If we start by considering the very beginnings of the creative act, we find that the first strange and often confused feelings of excitement can build up to American scholar John Livingstone Lowes’s “surging chaos of the unexpressed.” Here we have the ill-defined yearnings, the vague idea, glimpses of an image. It can feel like boredom, but with a strange distant tug. It’s as if a passing phrase we have read germinates inside us; the sound of distant bells stirs up an image; two colors oddly juxtaposed stay with us and dive underground to fertilize each other. . . . 

There may be a problem to be solved running around in your head, and a vague feeling may be the germ of an answer. Even though it is only a hint, a slight feeling at this moment, it still must be noted if it is to manifest at all. There is a heightened awareness that something is happening.
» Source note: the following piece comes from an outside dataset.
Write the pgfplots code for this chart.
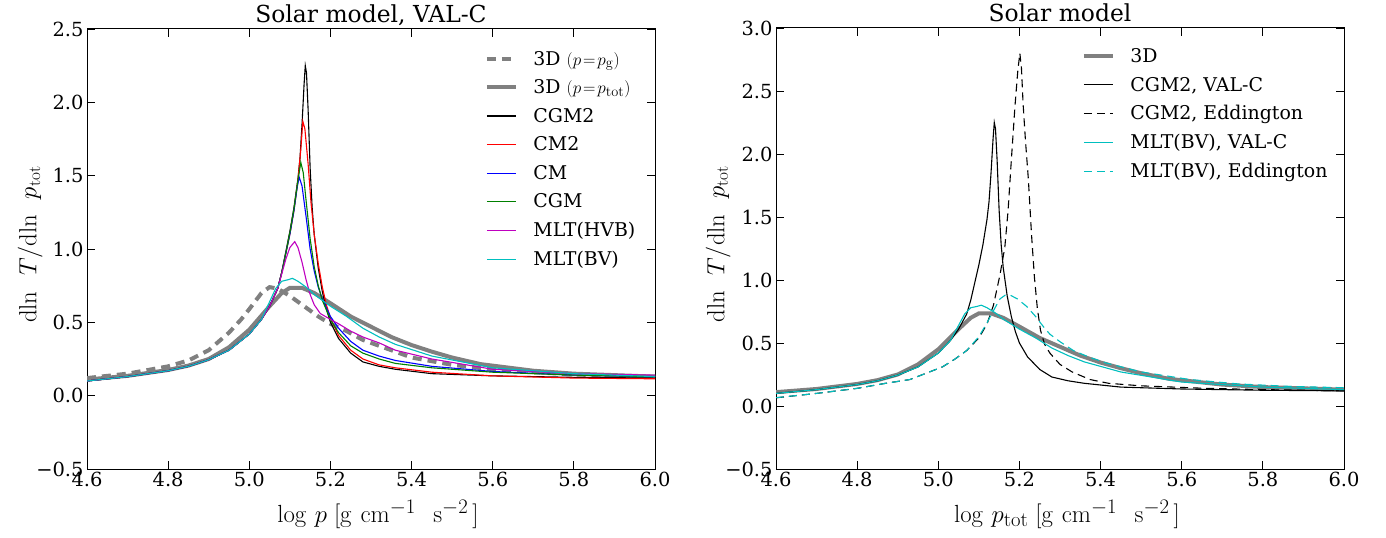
\documentclass[border=0pt]{standalone}
\usepackage[no-math]{fontspec}
\setmainfont{DejaVu Serif}
\newfontfamily\dvs{DejaVu Serif}
\usepackage{pgfplots}
\pgfplotsset{compat=1.18}

\definecolor{mplgray}{rgb}{0.5,0.5,0.5}
\definecolor{mplc}{rgb}{0,0.75,0.75}
\definecolor{mplm}{rgb}{0.75,0,0.75}
\definecolor{mplg}{rgb}{0,0.5,0}
\definecolor{mplb}{rgb}{0,0,1}
\definecolor{mplr}{rgb}{1,0,0}

\tikzset{
 lw/.style={line width=1.1bp},
 thickgray/.style={mplgray, line width=4bp},
 dashk/.style={dash pattern=on 8bp off 5bp},
}

\pgfplotsset{common/.style={
 scale only axis, width=568bp, height=440bp,
 xmin=4.6,xmax=6.0,
 xtick={4.6,4.8,5.0,5.2,5.4,5.6,5.8,6.0},
 xticklabels={4.6,4.8,5.0,5.2,5.4,5.6,5.8,6.0},
 tick align=inside, xtick pos=both, ytick pos=both,
 major tick length=8bp,
 tick style={black, line width=0.8bp},
 axis line style={line width=1bp},
 tick label style={font=\dvs\fontsize{19.5}{22}\selectfont},
 xlabel style={font=\fontsize{27.5}{30}\selectfont, at={(axis description cs:0.5,0)}, anchor=base, yshift=-53bp, xshift=7bp},
 ylabel style={font=\fontsize{25}{28}\selectfont},
 title style={font=\dvs\fontsize{23.5}{27}\selectfont, at={(axis description cs:0.5,1)}, anchor=base, yshift=1bp, inner sep=0pt},
 legend cell align=left,
 legend style={draw=none, fill=none, font=\dvs\fontsize{19}{22}\selectfont, anchor=north west, row sep=10bp,
   nodes={inner sep=1.5bp},
   /tikz/every odd column/.append style={column sep=14bp}},
 legend image code/.code={\draw[#1] (0bp,0bp) -- (29bp,0bp);},
}}

\begin{document}
\begin{tikzpicture}
\useasboundingbox (-87bp,-69bp) rectangle (1299bp,469bp);
\begin{axis}[common,
 ymin=-0.5, ymax=2.5,
 ytick={-0.5,0,0.5,1,1.5,2,2.5},
 yticklabels={−0.5,0.0,0.5,1.0,1.5,2.0,2.5},
 title={Solar model, VAL-C},
 xlabel={$\log\,p\;[\mathrm{g\ cm^{-1}\ \ s^{-2}}\,]$},
 ylabel={$\mathrm{dln}\ \ T/\mathrm{dln}\ \ p_{\mathrm{tot}}$},
 ylabel style={at={(axis description cs:-0.1,0.51)}, anchor=center},
 legend style={at={(0.695,0.958)}},
]
\addplot[thickgray, dash pattern=on 9bp off 6bp] coordinates {
(4.6,0.12)(4.65,0.135)(4.7,0.15)(4.75,0.175)(4.8,0.20)(4.85,0.24)(4.9,0.31)(4.95,0.43)(4.98,0.52)(5.0,0.59)(5.03,0.70)(5.05,0.74)(5.07,0.73)(5.1,0.68)(5.12,0.64)(5.15,0.58)(5.17,0.54)(5.2,0.49)(5.24,0.44)(5.28,0.38)(5.32,0.34)(5.36,0.30)(5.4,0.26)(5.45,0.235)(5.5,0.21)(5.6,0.18)(5.7,0.16)(5.8,0.145)(5.9,0.135)(6.0,0.13)};
\addlegendentry{3D $(p\!=\!p_{\mathrm{g}})$}
\addplot[thickgray] coordinates {
(4.6,0.11)(4.7,0.135)(4.8,0.175)(4.85,0.205)(4.9,0.25)(4.95,0.33)(5.0,0.45)(5.05,0.61)(5.08,0.70)(5.10,0.735)(5.13,0.735)(5.16,0.70)(5.2,0.63)(5.25,0.54)(5.3,0.47)(5.35,0.40)(5.4,0.345)(5.45,0.30)(5.5,0.26)(5.57,0.215)(5.7,0.17)(5.8,0.15)(5.9,0.14)(6.0,0.13)};
\addlegendentry{3D $(p\!=\!p_{\mathrm{tot}})$}
\addplot[lw, black] coordinates {
(4.6,0.10)(4.7,0.13)(4.8,0.17)(4.85,0.20)(4.9,0.245)(4.95,0.31)(5.0,0.42)(5.03,0.52)(5.05,0.61)(5.07,0.73)(5.08,0.84)(5.09,0.98)(5.10,1.12)(5.11,1.28)(5.12,1.48)(5.125,1.62)(5.13,1.85)(5.135,2.12)(5.138,2.25)(5.141,2.20)(5.145,1.95)(5.15,1.55)(5.155,1.28)(5.16,1.10)(5.17,0.87)(5.18,0.71)(5.19,0.59)(5.20,0.50)(5.22,0.39)(5.25,0.29)(5.28,0.23)(5.32,0.20)(5.36,0.18)(5.45,0.15)(5.6,0.135)(5.8,0.125)(6.0,0.12)};
\addlegendentry{CGM2}
\addplot[lw, mplr] coordinates {
(4.6,0.10)(4.7,0.13)(4.8,0.17)(4.85,0.20)(4.9,0.245)(4.95,0.31)(5.0,0.42)(5.03,0.52)(5.05,0.61)(5.07,0.73)(5.08,0.84)(5.09,0.97)(5.10,1.10)(5.11,1.26)(5.12,1.47)(5.127,1.68)(5.132,1.87)(5.137,1.82)(5.145,1.58)(5.152,1.32)(5.16,1.10)(5.17,0.90)(5.18,0.74)(5.19,0.62)(5.20,0.53)(5.22,0.41)(5.25,0.31)(5.28,0.25)(5.32,0.21)(5.36,0.19)(5.45,0.16)(5.6,0.135)(5.8,0.12)(6.0,0.115)};
\addlegendentry{CM2}
\addplot[lw, mplb] coordinates {
(4.6,0.10)(4.7,0.13)(4.8,0.17)(4.85,0.20)(4.9,0.245)(4.95,0.31)(5.0,0.42)(5.03,0.52)(5.05,0.61)(5.07,0.73)(5.08,0.84)(5.09,0.97)(5.10,1.10)(5.11,1.26)(5.118,1.42)(5.123,1.49)(5.13,1.43)(5.14,1.22)(5.15,1.00)(5.16,0.85)(5.17,0.74)(5.18,0.66)(5.20,0.54)(5.22,0.46)(5.25,0.37)(5.28,0.31)(5.32,0.27)(5.36,0.24)(5.45,0.20)(5.6,0.165)(5.8,0.14)(6.0,0.13)};
\addlegendentry{CM}
\addplot[lw, mplg] coordinates {
(4.6,0.10)(4.7,0.13)(4.8,0.17)(4.85,0.20)(4.9,0.245)(4.95,0.31)(5.0,0.42)(5.03,0.52)(5.05,0.61)(5.07,0.73)(5.08,0.84)(5.09,0.97)(5.10,1.11)(5.11,1.27)(5.12,1.47)(5.127,1.59)(5.133,1.52)(5.14,1.33)(5.15,1.07)(5.16,0.88)(5.17,0.75)(5.18,0.65)(5.20,0.52)(5.22,0.43)(5.25,0.34)(5.28,0.29)(5.32,0.25)(5.36,0.22)(5.45,0.19)(5.6,0.16)(5.8,0.14)(6.0,0.13)};
\addlegendentry{CGM}
\addplot[lw, mplm] coordinates {
(4.6,0.10)(4.7,0.13)(4.8,0.17)(4.85,0.20)(4.9,0.245)(4.95,0.31)(5.0,0.42)(5.03,0.52)(5.05,0.61)(5.07,0.73)(5.08,0.83)(5.09,0.93)(5.10,1.01)(5.112,1.05)(5.12,1.01)(5.13,0.91)(5.14,0.79)(5.15,0.69)(5.16,0.62)(5.175,0.56)(5.20,0.52)(5.22,0.49)(5.25,0.44)(5.28,0.40)(5.32,0.36)(5.36,0.31)(5.45,0.25)(5.6,0.18)(5.8,0.15)(6.0,0.14)};
\addlegendentry{MLT(HVB)}
\addplot[lw, mplc] coordinates {
(4.6,0.10)(4.7,0.13)(4.8,0.17)(4.85,0.20)(4.9,0.245)(4.95,0.31)(5.0,0.42)(5.03,0.52)(5.05,0.64)(5.065,0.73)(5.08,0.78)(5.095,0.79)(5.106,0.80)(5.12,0.78)(5.14,0.74)(5.16,0.69)(5.18,0.65)(5.20,0.61)(5.24,0.54)(5.28,0.46)(5.32,0.40)(5.36,0.35)(5.45,0.27)(5.6,0.19)(5.8,0.15)(6.0,0.13)};
\addlegendentry{MLT(BV)}
\end{axis}

\begin{axis}[common, at={(689bp,0bp)}, anchor=south west,
 height=441bp,
 ymin=-0.5, ymax=3.0,
 ytick={-0.5,0,0.5,1,1.5,2,2.5,3},
 yticklabels={−0.5,0.0,0.5,1.0,1.5,2.0,2.5,3.0},
 title={Solar model},
 xlabel={$\log\,p_{\mathrm{tot}}\;[\mathrm{g\ cm^{-1}\ \ s^{-2}}\,]$},
 ylabel={$\mathrm{dln}\ \ T/\mathrm{dln}\ \ p_{\mathrm{tot}}$},
 ylabel style={at={(axis description cs:-0.102,0.51)}, anchor=center},
 legend style={at={(0.533,0.962)}},
]
\addplot[thickgray] coordinates {
(4.6,0.11)(4.7,0.135)(4.8,0.175)(4.85,0.205)(4.9,0.25)(4.95,0.33)(5.0,0.45)(5.05,0.61)(5.08,0.70)(5.10,0.735)(5.13,0.735)(5.16,0.70)(5.2,0.63)(5.25,0.54)(5.3,0.47)(5.35,0.40)(5.4,0.345)(5.45,0.30)(5.5,0.26)(5.57,0.215)(5.7,0.17)(5.8,0.15)(5.9,0.14)(6.0,0.13)};
\addlegendentry{3D}
\addplot[lw, black] coordinates {
(4.6,0.10)(4.7,0.13)(4.8,0.17)(4.85,0.20)(4.9,0.245)(4.95,0.31)(5.0,0.42)(5.03,0.52)(5.05,0.61)(5.07,0.73)(5.08,0.84)(5.09,0.98)(5.10,1.12)(5.11,1.28)(5.12,1.48)(5.125,1.62)(5.13,1.85)(5.135,2.12)(5.138,2.25)(5.141,2.20)(5.145,1.95)(5.15,1.55)(5.155,1.28)(5.16,1.10)(5.17,0.87)(5.18,0.71)(5.19,0.59)(5.20,0.50)(5.22,0.39)(5.25,0.29)(5.28,0.23)(5.32,0.20)(5.36,0.18)(5.45,0.15)(5.6,0.135)(5.8,0.125)(6.0,0.12)};
\addlegendentry{CGM2, VAL-C}
\addplot[lw, black, dashk] coordinates {
(4.6,0.065)(4.7,0.10)(4.8,0.14)(4.87,0.18)(4.93,0.21)(4.97,0.26)(5.01,0.31)(5.04,0.37)(5.07,0.44)(5.10,0.54)(5.12,0.65)(5.136,0.80)(5.152,1.04)(5.164,1.26)(5.172,1.55)(5.18,1.95)(5.189,2.38)(5.196,2.66)(5.201,2.80)(5.205,2.68)(5.209,2.40)(5.215,2.10)(5.222,1.80)(5.23,1.35)(5.237,1.02)(5.244,0.78)(5.252,0.60)(5.262,0.49)(5.275,0.42)(5.30,0.33)(5.33,0.27)(5.374,0.21)(5.42,0.18)(5.5,0.16)(5.66,0.14)(5.8,0.13)(6.0,0.12)};
\addlegendentry{CGM2, Eddington}
\addplot[lw, mplc] coordinates {
(4.6,0.10)(4.7,0.13)(4.8,0.17)(4.85,0.20)(4.9,0.245)(4.95,0.31)(5.0,0.42)(5.03,0.52)(5.05,0.64)(5.065,0.73)(5.08,0.78)(5.095,0.79)(5.106,0.80)(5.12,0.78)(5.14,0.74)(5.16,0.69)(5.18,0.65)(5.20,0.61)(5.24,0.54)(5.28,0.46)(5.32,0.40)(5.36,0.35)(5.45,0.27)(5.6,0.19)(5.8,0.15)(6.0,0.13)};
\addlegendentry{MLT(BV), VAL-C}
\addplot[lw, mplc, dashk] coordinates {
(4.6,0.066)(4.7,0.10)(4.8,0.14)(4.87,0.18)(4.93,0.21)(4.97,0.26)(5.01,0.31)(5.04,0.37)(5.07,0.44)(5.10,0.55)(5.12,0.66)(5.14,0.78)(5.152,0.85)(5.165,0.88)(5.177,0.88)(5.195,0.85)(5.218,0.79)(5.24,0.71)(5.259,0.63)(5.275,0.57)(5.30,0.51)(5.333,0.44)(5.37,0.39)(5.415,0.34)(5.5,0.27)(5.62,0.21)(5.74,0.175)(5.87,0.155)(6.0,0.145)};
\addlegendentry{MLT(BV), Eddington}
\end{axis}
\end{tikzpicture}
\end{document}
Yet it can’t be grabbed or looked fully in the eye, for like a pixie, it will vanish immediately if you try to confront it. One has to stay in an almost trance-like state, an unfocused, eyes-half-closed state, giving the creative impulse time to pace itself. This incubation period may last minutes, days, or years. It demands patience on the part of the creator until things become clearer, for the conscious can handle the known, but not the unknown. It is almost as though the artist has to step aside and surrender to the process. Too much forcing or use of one’s conscious will can result in a sadly misshapen birthing.